Clapp, Margaret Antoinette
CLAPP, Margaret Antoinette
Born 11 April 1910, East Orange, New Jersey; died 3 May 1974, Tyringham, Massachusetts
Daughter of Alfred Chapin and Anna Roth Clapp
Margaret Antoinette Clapp, who was for many years president of Wellesley College, is primarily known as an educator. In 1948, however, she won a Pulitzer Prize for Forgotten First Citizen: John Bigelow (1947), a biography of the versatile 19th-century New Yorker who early on found that one career could not absorb all his emotions or energies. Thus Bigelow pursued such diverse careers as practicing law, editing the New York Evening Post with William Cullen Bryant, taking part in Democratic and Republican party politics, and serving as minister to France during the Civil War. He had a lifetime interest in progressive change and was involved in prison reform, abolition, and urban reform. He ended his career as a founder of the New York Public Library.
Clapp wrote with a keen eye for character and was sensitive to the changing aspirations of a man who "never did completely fulfill the worldly promise he showed as a young man." In Clapp's view, the crucial event in Bigelow's life was his discovery, at age thirty-seven, of Swedenborgian philosophy. This discovery coincided with a critical time of questioning in Bigelow's personal life. Under Swedenborg's influence, Bigelow increasingly turned his attention to public service.
In Forgotten First Citizen, Clapp focuses primarily on the public, rather than the private, figure. She argues that the "public arena of disinterested service" was the focus of Bigelow's life. Although Clapp draws on Bigelow's extensive journals, she does not trace the actual development of his thought. Instead, she stresses the practical consequences of his theories.

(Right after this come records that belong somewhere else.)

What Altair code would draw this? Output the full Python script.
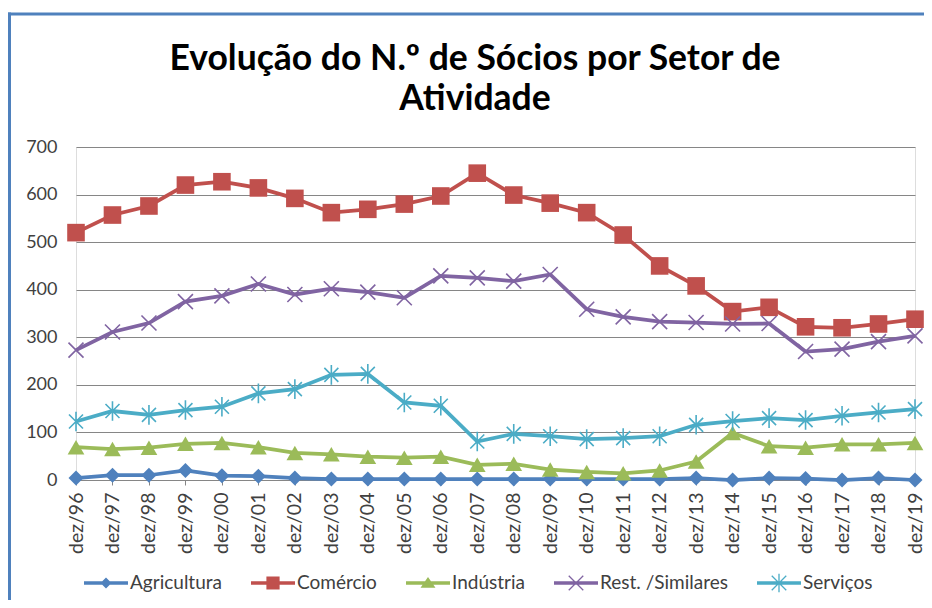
import altair as alt
import pandas as pd

anos = ["dez/96", "dez/97", "dez/98", "dez/99", "dez/00", "dez/01", "dez/02", "dez/03",
        "dez/04", "dez/05", "dez/06", "dez/07", "dez/08", "dez/09", "dez/10", "dez/11",
        "dez/12", "dez/13", "dez/14", "dez/15", "dez/16", "dez/17", "dez/18", "dez/19"]

agricultura = [4, 10, 10, 20, 9, 8, 4, 2, 2, 2, 2, 2, 2, 2, 2, 2, 2, 4, 0, 4, 3, 0, 4, 0]
comercio = [520, 557, 576, 620, 627, 614, 592, 562, 569, 580, 597, 645, 599, 582, 562, 515,
            450, 408, 354, 363, 322, 320, 328, 338]
industria = [69, 65, 68, 76, 78, 69, 57, 54, 49, 47, 49, 32, 34, 22, 17, 14, 20, 39, 99, 71,
             68, 75, 75, 78]
restauracao = [273, 311, 330, 375, 387, 412, 390, 402, 395, 383, 429, 425, 418, 432, 359, 343,
               333, 331, 328, 329, 270, 275, 291, 303]
servicos = [123, 145, 137, 147, 154, 182, 191, 221, 223, 163, 156, 81, 97, 92, 86, 88, 92,
            116, 124, 130, 126, 135, 142, 149]

setores = ["Agricultura", "Comércio", "Indústria", "Rest. /Similares", "Serviços"]
cores = ["#4F81BD", "#C0504D", "#9BBB59", "#8064A2", "#4BACC6"]
y_ticks = [0, 100, 200, 300, 400, 500, 600, 700]
titulo = ["Evolução do N.º de Sócios por Setor de", "Atividade"]

valores = [agricultura, comercio, industria, restauracao, servicos]
rows = []
for s, vals in zip(setores, valores):
    for a, v in zip(anos, vals):
        rows.append({"Ano": a, "Setor": s, "Valor": v})
df = pd.DataFrame(rows)

FONT = "Lato"
W, H = 839, 333

x_enc = alt.X("Ano:O", sort=anos, scale=alt.Scale(type="point", padding=0),
              axis=alt.Axis(title=None, labelAngle=270, labelFont=FONT, labelFontSize=19.5,
                            labelColor="#404040", tickSize=5, tickColor="#868686",
                            domainColor="#868686", labelPadding=7, grid=False))
y_enc = alt.Y("Valor:Q", scale=alt.Scale(domain=[0, 700], nice=False),
              axis=alt.Axis(title=None, values=y_ticks, labelFont=FONT, labelFontSize=18,
                            labelColor="#404040", ticks=False, domain=False, labelPadding=19,
                            grid=True, gridColor="#868686", gridWidth=1))

# marker styles (chart)
XPATH = "M-1,-1L1,1M-1,1L1,-1"
STAR = "M-1,-1L1,1M-1,1L1,-1M0,-1.4L0,1.4"
marcadores = [
    dict(shape="diamond", filled=True, size=225, strokeWidth=0),
    dict(shape="square", filled=True, size=310, strokeWidth=0),
    dict(shape="triangle-up", filled=True, size=280, strokeWidth=0),
    dict(shape=XPATH, filled=False, size=225, strokeWidth=1.6),
    dict(shape=STAR, filled=False, size=196, strokeWidth=1.6),
]


# legend symbol paths (line + marker as filled polygons)
def poly(pts):
    n = len(pts)
    a = sum(pts[i][0] * pts[(i + 1) % n][1] - pts[(i + 1) % n][0] * pts[i][1] for i in range(n))
    if a < 0:
        pts = pts[::-1]
    return "M" + "L".join(f"{px:.3f},{py:.3f}" for px, py in pts) + "Z"


def seg(x1, y1, x2, y2, w):
    dx, dy = x2 - x1, y2 - y1
    L = (dx * dx + dy * dy) ** 0.5
    nx, ny = -dy / L * w, dx / L * w
    return poly([(x1 + nx, y1 + ny), (x2 + nx, y2 + ny), (x2 - nx, y2 - ny), (x1 - nx, y1 - ny)])


base = poly([(-1, -0.08), (1, -0.08), (1, 0.08), (-1, 0.08)])
d, s = 0.25, 0.3
leg_paths = [
    base + poly([(0, -d), (d, 0), (0, d), (-d, 0)]),
    base + poly([(-s, -s), (s, -s), (s, s), (-s, s)]),
    base + poly([(0, -0.27), (0.34, 0.22), (-0.34, 0.22)]),
    base + seg(-0.33, -0.33, 0.33, 0.33, 0.03) + seg(-0.33, 0.33, 0.33, -0.33, 0.03),
    base + seg(-0.33, -0.33, 0.33, 0.33, 0.03) + seg(-0.33, 0.33, 0.33, -0.33, 0.03)
    + seg(0, -0.42, 0, 0.42, 0.03),
]

layers = []
for setor, cor, mk in zip(setores, cores, marcadores):
    sub = alt.Chart(df).transform_filter(alt.datum.Setor == setor)
    layers.append(sub.mark_line(color=cor, strokeWidth=3.75).encode(x=x_enc, y=y_enc))
    layers.append(sub.mark_point(color=cor, opacity=1, **mk).encode(x=x_enc, y=y_enc))

legenda = alt.Legend(title=None, orient="none", legendX=8, legendY=414, direction="horizontal",
                     columns=5, symbolSize=1936, symbolStrokeWidth=0, symbolOpacity=1,
                     labelFont=FONT, labelFontSize=19, labelColor="#404040", labelOffset=2,
                     columnPadding=29, padding=0, labelLimit=300)
legend_layer = alt.Chart(df).transform_filter("false").mark_point(filled=True, opacity=1).encode(
    x=x_enc, y=y_enc,
    color=alt.Color("Setor:N", scale=alt.Scale(domain=setores, range=cores), legend=legenda),
    shape=alt.Shape("Setor:N", scale=alt.Scale(domain=setores, range=leg_paths), legend=legenda),
)

single = alt.Data(values=[{"k": 0}])
frame_top = alt.Chart(single).mark_rule(color="#4F81BD", strokeWidth=3).encode(
    x=alt.value(-68), x2=alt.value(W + 30), y=alt.value(-133))
frame_left = alt.Chart(single).mark_rule(color="#4F81BD", strokeWidth=3).encode(
    x=alt.value(-66.5), y=alt.value(-134.5), y2=alt.value(H + 130))

title_layers = []
for linha, ty in zip(titulo, [-77, -37]):
    title_layers.append(
        alt.Chart(single).mark_text(font=FONT, fontSize=35.5, fontWeight="bold", color="#000000",
                                    align="center", baseline="alphabetic").encode(
            x=alt.value(399), y=alt.value(ty), text=alt.value(linha)))

chart = alt.layer(frame_top, frame_left, *title_layers, *layers, legend_layer).properties(
    width=W, height=H,
    autosize=alt.AutoSizeParams(type="none"),
    padding={"left": 68, "top": 139, "right": 9, "bottom": 120},
).configure_view(stroke=None).configure(background="white")

chart.save("out.html", embed_options={"renderer": "svg", "actions": False})
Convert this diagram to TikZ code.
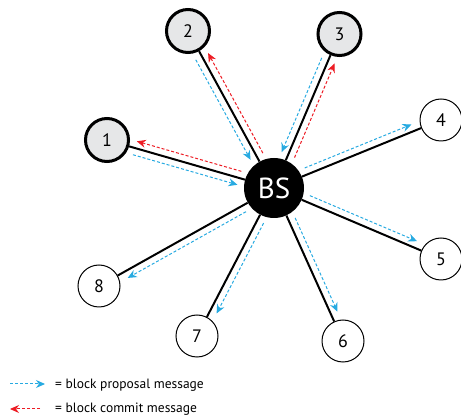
\documentclass[tikz,border=0pt]{standalone}
\usepackage{fontspec}
\setmainfont{PT Sans}
\usetikzlibrary{calc,arrows.meta}
\definecolor{pblue}{HTML}{27AAE1}
\definecolor{cred}{HTML}{ED1C24}
\definecolor{nodegray}{HTML}{E6E7E8}
\newcommand\outmsg[3]{\draw[#1] ($(BS)!36pt!(#2)!#3!90:(#2)$) -- ($(#2)!29pt!(BS)!#3!-90:(BS)$);}
\newcommand\inmsg[3]{\draw[#1] ($(#2)!29pt!(BS)!#3!-90:(BS)$) -- ($(BS)!36pt!(#2)!#3!90:(#2)$);}
\begin{document}
\begin{tikzpicture}[x=1pt,y=-1pt,
  peer/.style={circle,draw=black,line width=3pt,fill=nodegray,minimum size=43pt,inner sep=0pt,font=\fontsize{18}{18}\selectfont},
  plainnode/.style={circle,draw=black,line width=1pt,fill=white,minimum size=42pt,inner sep=0pt,font=\fontsize{18}{18}\selectfont},
  bsnode/.style={circle,fill=black,minimum size=60pt,inner sep=0pt,text=white,font=\fontsize{29}{29}\selectfont},
  link/.style={line width=2pt},
  prop/.style={pblue,line width=1pt,dash pattern=on 3pt off 2pt,-{Stealth[length=9pt,width=8pt]}},
  commit/.style={cred,line width=1pt,dash pattern=on 3pt off 2pt,-{Stealth[length=9pt,width=8pt]}},
  legend/.style={anchor=base west,inner sep=0pt,font=\fontsize{13.5}{13.5}\selectfont}]
\useasboundingbox (0,0) rectangle (461,419);
\node[bsnode] (BS) at (274,188) {BS};
\node[peer] (n1) at (107,140) {1};
\node[peer] (n2) at (188,31) {2};
\node[peer] (n3) at (339.5,34) {3};
\node[plainnode] (n4) at (441,120) {4};
\node[plainnode] (n5) at (441,259) {5};
\node[plainnode] (n6) at (343,341) {6};
\node[plainnode] (n7) at (197,336) {7};
\node[plainnode] (n8) at (99,286) {8};
\foreach \n in {n1,n2,n3,n4,n5,n6,n7,n8} {\draw[link] (BS) -- (\n);}
\inmsg{prop}{n1}{7pt}
\outmsg{commit}{n1}{-7pt}
\inmsg{prop}{n2}{7pt}
\outmsg{commit}{n2}{-7pt}
\inmsg{prop}{n3}{7pt}
\outmsg{commit}{n3}{-7pt}
\outmsg{prop}{n4}{7pt}
\outmsg{prop}{n5}{7pt}
\outmsg{prop}{n6}{7pt}
\outmsg{prop}{n7}{7pt}
\outmsg{prop}{n8}{7pt}
% legend
\coordinate (lb1) at (10,384);
\coordinate (lb2) at (45,384);
\draw[prop] (lb1) -- (lb2);
\node[legend] (lt1) at (55,389) {= block proposal message};
\coordinate (lr1) at (40,409);
\coordinate (lr2) at (10,409);
\draw[commit] (lr1) -- (lr2);
\node[legend] (lt2) at (55,413) {= block commit message};
\end{tikzpicture}
\end{document}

Clapp had a firm grasp of the internal workings of the American political system and of the role that the political publicist plays in American life. Her grasp of political reality and her perceptive approach to the life of public service gave strength and focus to her portrait of Bigelow. With clarity and understanding she portrayed the growth of the private individual's commitment to public interest. She noted that both Bigelow and Bryant viewed the primary role of the newspaper to be the formation of public opinion. Both men stressed the influence the press could have in shaping the quality of life in democratic America.
Clapp saw Bigelow as a man of "singularly balanced qualities of mind and spirit." He was, she contended, a man of idealism and practicality, of realism and integrity. Though he had a clear sense of the power of money, he was not committed to obtaining wealth. In the end, it was Bigelow's long-term, clear-headed commitment to public welfare in New York City that won him the city's high praise as "first citizen."
Clapp edited The Modern University in 1950, and in it she shares with Bigelow a concern for educating American society. In the one chapter Clapp herself wrote, she focuses on the post-World War II demand for the democratization of higher education. She clearly evaluates the immediate opportunities and problems associated with that dream, and discusses the difficulty of financing such a commitment. She stresses the need to balance enthusiasm for scientific research with a concern for education as the transmission of culture.
As an educator, Clapp was responsive to the difficult task Bigelow set for himself, the task of educating the American society of his day to issues of public concern. As she reveals in The Modern University, Clapp shared Bigelow's concern for determining long range goals and devising practical day-to-day actions to translate vision into reality. Clapp's most important biographical achievement lies in taking a relatively minor figure in the American political scene and demonstrating convincingly the impact that such a man can have in shaping the quality of American life.
Bibliography:
Reference Works:
CB (1948).
Other reference:
NYT (22 June 1947, 4 May 1974). NYHTB (22 July 1947). Saturday Review of Literature (26 July 1947).